By Hamish Anderson, Group Account Director

Does thought leadership still have relevancy and value in a world awash with content choices?

That was the question posed by Barrett Bingley, an Associate Director with The Economist Group, at a recent Public Relations Institute of New Zealand (PRINZ) presentation attended by senior members of our Auckland team.

Bingley shared the findings of Thought Leadership Disrupted, a recent Economist Group study of 1,600 executives around the world who consume or produce thought leadership content.

Three in five executives surveyed said both the volume and intrusiveness of thought leadership content had increased, and 75 per cent had become more selective about the content they read as a result.

The study also found that 96 per cent of executives who consume thought leadership content like to encounter thoughts and ideas that go beyond their current thinking – they like to be challenged.

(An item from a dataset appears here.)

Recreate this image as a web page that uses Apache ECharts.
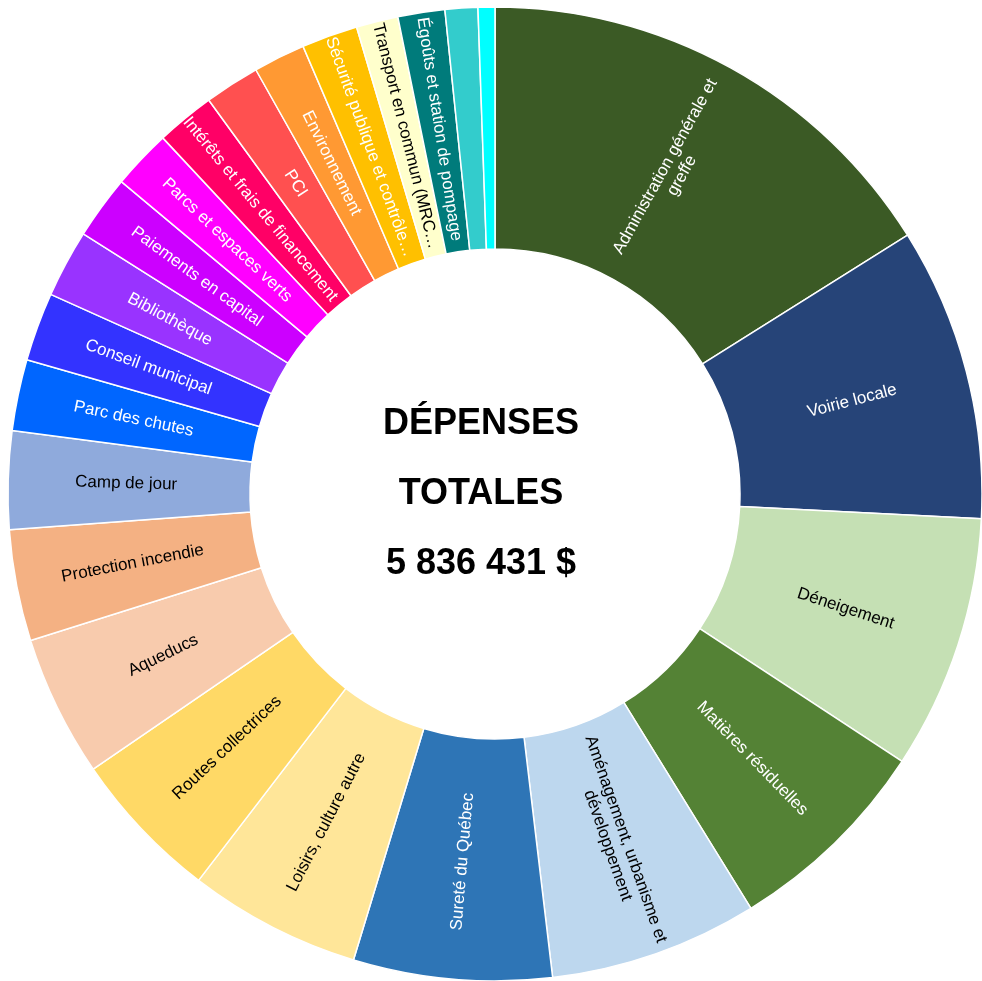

In other words, as communications professionals we need to work harder and smarter so the audience reads and engages with our content.

So what are the secrets of great thought leadership?

  1. Compelling thought leadership is:
    1. Innovative
    2. Big picture
    3. Credible – i.e. based on solid, original research
    4. Transformative
    5. Audience-centric – i.e. not about you!
  2. The best thought leadership creates both engagement…

  1. ... as well as results


Poor thought leadership, on the other hand, tends to be:

  1. Superficial
  2. Sales-driven
  3. Biased
  4. Jargon-laden

Some thought leadership needs to work harder than others to achieve cut-through, for example if you are a challenger brand seeking to build trust and credibility. In this situation the quality and nature of your research is critical – it needs to be a source of hard facts.

The Economist study also considered the barriers to producing good thought leadership content:

  1. 60 per cent said lack of internal alignment or buy-in held them back
  2. Failure to learn from results – 80 per cent said they’d still boost content volumes despite less than 20 per cent of their content actually creating engagement
  3. Not involving the right people in planning, such as communications professionals, media partners and customers.

The study’s findings are a salient reminder that the emergence of digital channels, while resulting in a great range of choice for content consumers, has also created an explosion of (mostly average) content. It’s ever more important to heed these lessons and stay focused on creating content that engages the audience and drives business results.